The first thing is brevity. Your writing has to seem brief. I know if you write you look with admiration at those late 18th century writers who could compose single sentences that go on for twenty pages, and that read like particularly contentious sub-lease agreements between parties that don’t trust one another, or anyone else, and aren’t so fond of themselves, and so produce these awesome sentences with hundreds of comma- and hyphen-linked clauses, fighting for sun and water in a rain-forest of references, with antecedents and dependent clauses sprawled all over the text, until one can either read the entire thing in one big lump or admit defeat and wake in the middle of the night following unsettled dreams of being back in seventh grade English class and having to diagram sentences, and there’s no way of telling what the sentence began to be about by the time you finish it anyway. Stop that. Everyone hates it. The ideal sentence these days has between six and ten words, and some of those words should be hard-to-resist “eye candy” type words such as iris caramel or “macula taffy” put in quote marks or italics so they don’t look too intimidating.

Paragraph length is at least as important, though not as important as riboflavin in your diet. Everyone knows that the first or the last sentences in paragraphs are the key ones establishing the point, and the rest are just filler added to make the commercial breaks come at the right times. You can’t fight that influence, unfortunately, but you can write so that the stuff you’re actually interested in is the start and end of the paragraph. The rest can just be you indulging yourself, prattling on about whatever you want. You could even put a second writing project hidden inside the first, where it’ll be noticed by literature majors, in case any read you. They’ll write up nice articles about your subtle genius if you do, which would make you feel better if you read literature journals. So size your paragraphs to friendly, appropriate lengths.

We all know that adverbs are pretty useless. Where you write an adverb the reader knows to take it as “make whatever adjective or verb is nearby even more so, unless in context it should be less so”, so you don’t have to bother writing them. Just include a note about what the context should be in a commentary track, because people love seeing commentary tracks about how the thing was written even more than they appreciate the writing, except the people who never listen to the commentary tracks.

Italics. Stuff in italics usually doesn’t matter either, but it makes the text look thoughtful, so include some of that, but don’t bother putting your real content in there. This is a good spot to use, say, your Next Generation/Sonic the Hedgehog fanfic that’s been haunting a series of hard drives since 1997, since now you can get it published without anyone reading it and curling up in a whimpering ball of prose aversion. The same is true for block quotes, which are necessary for nonfiction works but, again, aren’t worth reading. The only reason to put stuff in block quotes is so you can show how someone else said the same thing you’re saying, or so you can point out how dumb they were to say that, so you can just go on to saying what you wanted to say or to making fun of them.

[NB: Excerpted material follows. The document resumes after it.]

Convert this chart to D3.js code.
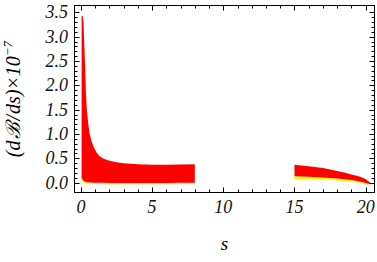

Bullet lists are a good way to make your text look like a PowerPoint slide, which is good for making sure all the text on them is read because the audience would be desperate for something to do while the presenter reads every … single … word on the slide, if they didn’t have their phones out to look at anything else on the Internet instead. Also if you use bullet points your readers are going to expect you to provide them with a presenter who reads every … single … word off the slide. Use bullet lists with caution.

  • Oh, footnotes. Footnotes are a great place for stuff you want to be read because people know they mean you’re showing how the thing you originally wrote was misleading if you let it stand on its own, so it’s like getting to see the author self-snarking, which is always fun. Except for readers who figure if it mattered you’d put it in the text. So you’re on your own here [4]. Me, I can’t resist footnotes and would read a whole book of them, except I’ve read books where it’s all in the footnotes and they weren’t worth it.

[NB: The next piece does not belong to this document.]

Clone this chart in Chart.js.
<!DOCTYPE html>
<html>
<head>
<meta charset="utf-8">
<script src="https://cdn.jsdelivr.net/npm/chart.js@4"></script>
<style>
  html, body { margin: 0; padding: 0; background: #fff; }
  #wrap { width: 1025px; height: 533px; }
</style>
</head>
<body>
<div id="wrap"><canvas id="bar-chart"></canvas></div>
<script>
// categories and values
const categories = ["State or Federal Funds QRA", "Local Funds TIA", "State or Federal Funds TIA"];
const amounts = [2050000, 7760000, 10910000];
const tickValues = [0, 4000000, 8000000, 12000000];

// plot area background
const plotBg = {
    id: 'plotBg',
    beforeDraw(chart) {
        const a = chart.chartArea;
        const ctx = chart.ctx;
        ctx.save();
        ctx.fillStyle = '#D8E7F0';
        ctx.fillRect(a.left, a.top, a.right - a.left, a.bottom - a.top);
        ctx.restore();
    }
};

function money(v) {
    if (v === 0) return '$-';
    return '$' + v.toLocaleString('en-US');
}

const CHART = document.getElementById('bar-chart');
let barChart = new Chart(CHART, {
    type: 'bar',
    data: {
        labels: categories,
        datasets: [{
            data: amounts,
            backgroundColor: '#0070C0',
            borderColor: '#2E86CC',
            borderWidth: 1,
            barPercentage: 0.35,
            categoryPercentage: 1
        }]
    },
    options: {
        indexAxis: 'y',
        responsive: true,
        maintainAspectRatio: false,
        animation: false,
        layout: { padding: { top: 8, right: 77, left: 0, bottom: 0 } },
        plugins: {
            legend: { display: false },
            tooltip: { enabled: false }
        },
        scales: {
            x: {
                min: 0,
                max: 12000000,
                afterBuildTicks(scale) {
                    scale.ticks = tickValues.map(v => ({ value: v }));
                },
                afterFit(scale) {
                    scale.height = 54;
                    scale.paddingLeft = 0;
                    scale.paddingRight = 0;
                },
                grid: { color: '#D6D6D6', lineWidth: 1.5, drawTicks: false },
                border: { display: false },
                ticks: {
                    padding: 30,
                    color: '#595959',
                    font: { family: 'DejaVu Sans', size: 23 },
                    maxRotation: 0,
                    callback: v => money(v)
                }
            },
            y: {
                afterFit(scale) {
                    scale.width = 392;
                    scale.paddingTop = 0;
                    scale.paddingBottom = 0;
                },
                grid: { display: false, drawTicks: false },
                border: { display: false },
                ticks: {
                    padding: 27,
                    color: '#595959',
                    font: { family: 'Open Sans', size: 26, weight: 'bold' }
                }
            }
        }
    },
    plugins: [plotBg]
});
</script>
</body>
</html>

If you’re appearing in a real printed book instead of electronically for some reason probably involving ransom demands, you should know that readers are aware the middle of the page is usually boring stuff they don’t need to read either. This requires some attention be paid to the layout of your book but, again, put the real content near the top and bottom of pages and lay on those scenes of Counsellor Troi and Knuckles the Echidna quarreling for the middle. Make sure your editor knows what you’re doing so they don’t let the publisher switch things over to, say, 14 point and screw up all the formatting. Modern professional writing software should let you interweave the real text and the filler without much hassle on your part, but it doesn’t.

It probably strikes you that this means that whatever it is you really want to write is going to be sprawled out over a lot more pages than it would have, say, thirty years ago. That’s all right, because the huge size of the writing convinces readers they’re getting good value for their time, and especially good value if they’re buying books, which is why everything’s too bulky and discursive to actually read anymore.

If you find these tips of use, please let me know in an e-mail I promise to skim at least and might someday respond to. That’s a different discussion.


[4] Sorry I can’t give you useful advice on this one. Maybe we should’ve gone with the grammar-quarrel-based airline instead.